The employer’s legal duty
Preventing harassment is not solely an HR responsibility. Business owners and senior leaders carry the ultimate legal responsibility for ensuring the organisation has effective systems and safeguards in place.
Employers can be held vicariously liable for acts of harassment committed by employees during the course of employment, regardless of whether management knew about or approved the conduct. The key defence is being able to demonstrate that all reasonable preventative steps were taken.
What do ‘all reasonable steps’ look like?
The Equality and Human Rights Commission (EHRC) guidance provides a practical framework for employers. Key areas include:
- Maintaining clear, accessible anti-harassment policies.
- Engaging regularly with employees to identify concerns and emerging risks.
- Conducting and reviewing workplace risk assessments.
- Providing multiple channels for reporting concerns, including anonymous reporting.
- Delivering regular, tailored training for employees and managers.
- Responding quickly and appropriately to complaints.
- Implementing measures to prevent third-party harassment.
- Monitoring incidents, analysing trends, and continually reviewing policies and training.
Preventative measures should be embedded into everyday business practices rather than treated as standalone compliance exercises.
The critical role of line managers
Line managers are often the first to become aware of workplace issues and therefore play a vital role in prevention.
Managers should:
- Model respectful behaviour and uphold company standards.
- Recognise early warning signs of inappropriate conduct.
- Take immediate action when concerns are raised or witnessed.
- Escalate issues appropriately and avoid making promises of complete confidentiality.
Failing to equip managers to fulfil these responsibilities can significantly increase both legal and cultural risks.
The consequences of inaction
The cost of getting this wrong can be significant.
Employment Tribunals can increase compensation awards by up to 25% where an employer has failed in its preventative duties. In addition, the Equality and Human Rights Commission has powers to investigate organisations and issue enforcement notices.
Beyond financial penalties, organisations also face reputational damage, reduced employee trust, and increased employee relations issues.
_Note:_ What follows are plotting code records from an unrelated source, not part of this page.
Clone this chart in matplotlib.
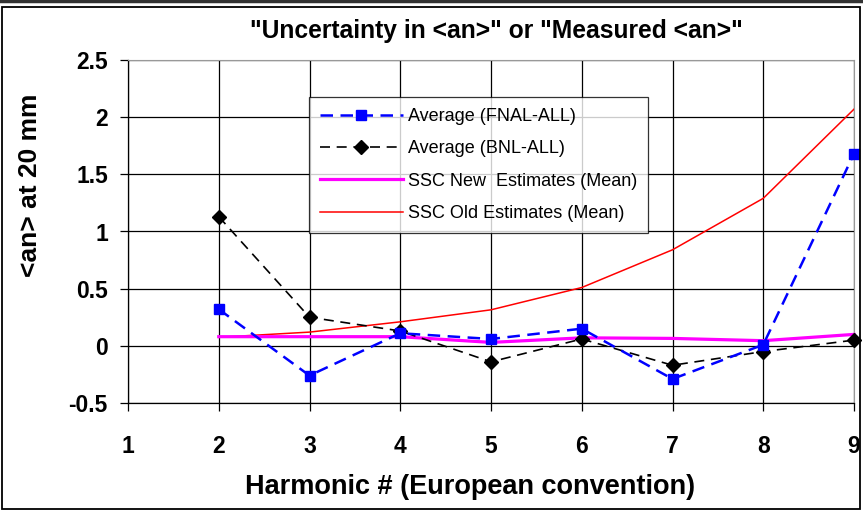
import numpy as np
import matplotlib.pyplot as plt
from matplotlib.patches import Rectangle
from matplotlib.lines import Line2D

plt.rcParams['font.family'] = ['Liberation Sans', 'DejaVu Sans']

### Harmonic data, <an> at 20 mm

harmonic = [2, 3, 4, 5, 6, 7, 8, 9]
fnal_all = [0.32, -0.26, 0.11, 0.06, 0.15, -0.29, 0.01, 1.68]
bnl_all = [1.13, 0.25, 0.13, -0.14, 0.06, -0.17, -0.05, 0.05]
ssc_new = [0.08, 0.08, 0.08, 0.03, 0.07, 0.065, 0.045, 0.10]
ssc_old = [0.075, 0.12, 0.21, 0.315, 0.51, 0.84, 1.29, 2.07]

x_ticks = [1, 2, 3, 4, 5, 6, 7, 8, 9]
y_ticks = [-0.5, 0, 0.5, 1, 1.5, 2, 2.5]
y_labels = ['-0.5', '0', '0.5', '1', '1.5', '2', '2.5']

W, H = 863, 511
fig = plt.figure(figsize=(W / 100, H / 100), dpi=100)
ax = fig.add_axes([128 / W, 1 - 403 / H, (854 - 128) / W, (403 - 60) / H])

ax.plot(harmonic, ssc_old, color='#ff0000', lw=1.1, zorder=3,
        label='SSC Old Estimates (Mean)')
ax.plot(harmonic, ssc_new, color='#ff00ff', lw=2.3, zorder=3, clip_on=False,
        label='SSC New  Estimates (Mean)')
ax.plot(harmonic, bnl_all, color='black', lw=1.2, ls=(0, (6, 4)), marker='D',
        ms=7.5, mfc='black', mec='black', zorder=4, clip_on=False,
        label='Average (BNL-ALL)')
ax.plot(harmonic, fnal_all, color='#0000ff', lw=1.8, ls=(0, (5, 3)), marker='s',
        ms=7.5, mfc='#0000ff', mec='#0000ff', zorder=5, clip_on=False,
        label='Average (FNAL-ALL)')

ax.set_xlim(1, 9)
ax.set_ylim(-0.5, 2.5)
ax.set_xticks(x_ticks)
ax.set_yticks(y_ticks)
ax.set_yticklabels(y_labels)
ax.grid(True, color='black', lw=0.9)
ax.set_axisbelow(True)
ax.tick_params(direction='out', length=6, width=0.9, labelsize=16.5)
ax.tick_params(axis='x', pad=17)
ax.tick_params(axis='y', pad=8.5)
for lbl in ax.get_xticklabels() + ax.get_yticklabels():
    lbl.set_fontweight('bold')
for side in ['top', 'right']:
    ax.spines[side].set_color('#999999')
for side in ['left', 'bottom']:
    ax.spines[side].set_linewidth(0.9)

fig.text(496 / W, 1 - 31 / H, '"Uncertainty in <an>" or "Measured <an>"',
         ha='center', va='center', fontsize=17.7, fontweight='bold')
fig.text(470 / W, 1 - 487 / H, 'Harmonic # (European convention)',
         ha='center', va='center', fontsize=19.5, fontweight='bold')
fig.text(30 / W, 1 - 185 / H, '<an> at 20 mm', rotation=90,
         ha='center', va='center', fontsize=19, fontweight='bold')

# legend in the same order as the series were listed
h, l = ax.get_legend_handles_labels()
order = [3, 2, 1, 0]
leg = ax.legend([h[i] for i in order], [l[i] for i in order],
                loc='upper left', bbox_to_anchor=((309 - 128) / 726, (403 - 97) / 343),
                fontsize=13, frameon=True, fancybox=False, handlelength=4.6,
                borderpad=0.6, labelspacing=0.85, handletextpad=0.3,
                borderaxespad=0)
leg.get_frame().set_edgecolor('black')
leg.get_frame().set_linewidth(0.9)
leg.set_zorder(10)

# outer chart border
fig.patches.append(Rectangle((2 / W, 1 - 509 / H), 858 / W, 502 / H,
                             transform=fig.transFigure, fill=False,
                             edgecolor='black', lw=1.3))
fig.lines.append(Line2D([0, 1], [1 - 1 / H, 1 - 1 / H], transform=fig.transFigure,
                        color='#333333', lw=2.5))

fig.savefig('out.png', dpi=100)
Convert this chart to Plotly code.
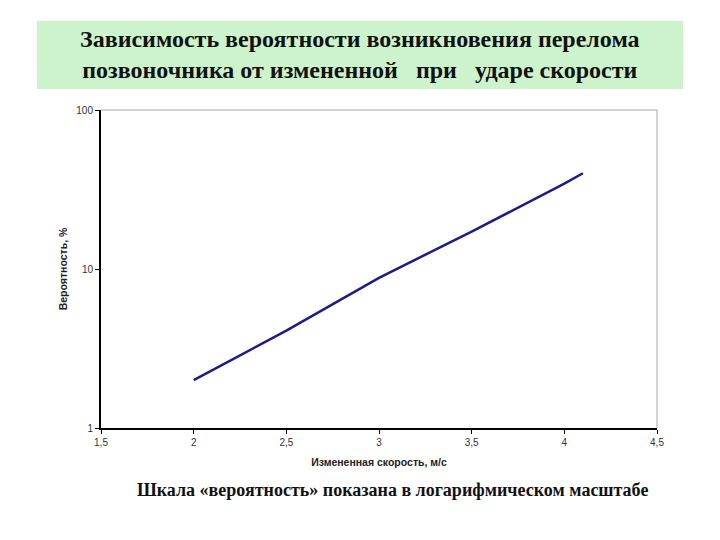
import plotly.graph_objects as go

# speed change (m/s) vs. probability of spinal fracture (%)
speed = [2.0, 2.5, 3.0, 3.5, 4.0, 4.1]
probability = [2.0, 4.1, 8.8, 17.2, 34.4, 40.0]

x_ticks = [1.5, 2, 2.5, 3, 3.5, 4, 4.5]
y_ticks = [1, 10, 100]

TITLE = "Зависимость вероятности возникновения перелома<br>позвоночника от измененной &nbsp; при &nbsp; ударе скорости"
CAPTION = "Шкала «вероятность» показана в логарифмическом масштабе"

fig = go.Figure()
fig.add_trace(go.Scatter(
    x=speed, y=probability,
    mode='lines',
    line=dict(color='#1c1c86', width=2.5),
    showlegend=False,
    hovertemplate='%{x}<br>%{y}%<extra></extra>'
))

axis_font = dict(family="Liberation Sans, Arial, sans-serif", size=10, color="#333333")
label_font = dict(family="Liberation Sans, Arial, sans-serif", size=10.5, color="#222222")

# page body adds ~8px offset, so margins are shifted accordingly
fig.update_layout(
    width=720, height=540,
    paper_bgcolor='white',
    plot_bgcolor='white',
    separators=', ',
    margin=dict(l=93, r=71, t=102, b=120),
    xaxis=dict(
        range=[1.5, 4.5],
        tickvals=x_ticks,
        ticks='outside', ticklen=4, tickcolor='black',
        showline=True, linecolor='black', linewidth=2,
        showgrid=False, zeroline=False,
        tickfont=axis_font,
        title=dict(text="<b>Измененная скорость, м/с</b>", font=label_font, standoff=12),
    ),
    yaxis=dict(
        type='log',
        range=[0, 2],
        tickvals=y_ticks,
        ticks='outside', ticklen=4, tickcolor='black',
        showline=True, linecolor='black', linewidth=2,
        showgrid=False, zeroline=False,
        tickfont=axis_font,
        title=dict(text="<b>Вероятность, %</b>", font=label_font, standoff=7),
    ),
    shapes=[
        # green title box
        dict(type='rect', xref='paper', yref='paper',
             x0=-0.115, x1=1.047, y0=1.066, y1=1.28,
             fillcolor='#ccf3cc', line=dict(width=0), layer='below'),
        # grey top/right frame of plot area
        dict(type='line', xref='paper', yref='paper', x0=0, x1=1, y0=1, y1=1,
             line=dict(color='#a8a8a8', width=1)),
        dict(type='line', xref='paper', yref='paper', x0=1, x1=1, y0=0, y1=1,
             line=dict(color='#a8a8a8', width=1)),
    ],
    annotations=[
        dict(text="<b>" + TITLE + "</b>", xref='paper', yref='paper',
             x=0.466, y=1.173, xanchor='center', yanchor='middle', showarrow=False,
             font=dict(family="Liberation Serif, Times New Roman, serif", size=24, color='#111111')),
        dict(text="<b>" + CAPTION + "</b>", xref='paper', yref='paper',
             x=0.525, y=-0.195, xanchor='center', yanchor='middle', showarrow=False,
             font=dict(family="Liberation Serif, Times New Roman, serif", size=18, color='#111111')),
    ],
)

fig.write_html("out.html")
What recent cases tell employers
Recent case law consistently reinforces one message: having policies on paper is not enough.
Tribunals expect employers to demonstrate that policies are actively implemented, training is effective and regularly refreshed, and workplace culture is continuously monitored.
At the same time, the courts have confirmed that the statutory defence remains achievable for employers that can evidence robust policies, meaningful training, active oversight, and a genuine commitment to preventing harassment.
Key takeaway
The strengthened duty to prevent workplace harassment represents a fundamental shift from reactive complaint handling to proactive risk management. Employers should be reviewing their policies, training, reporting mechanisms, and workplace culture now to ensure they can demonstrate that they have taken all reasonable steps to prevent harassment before the new obligations take full effect.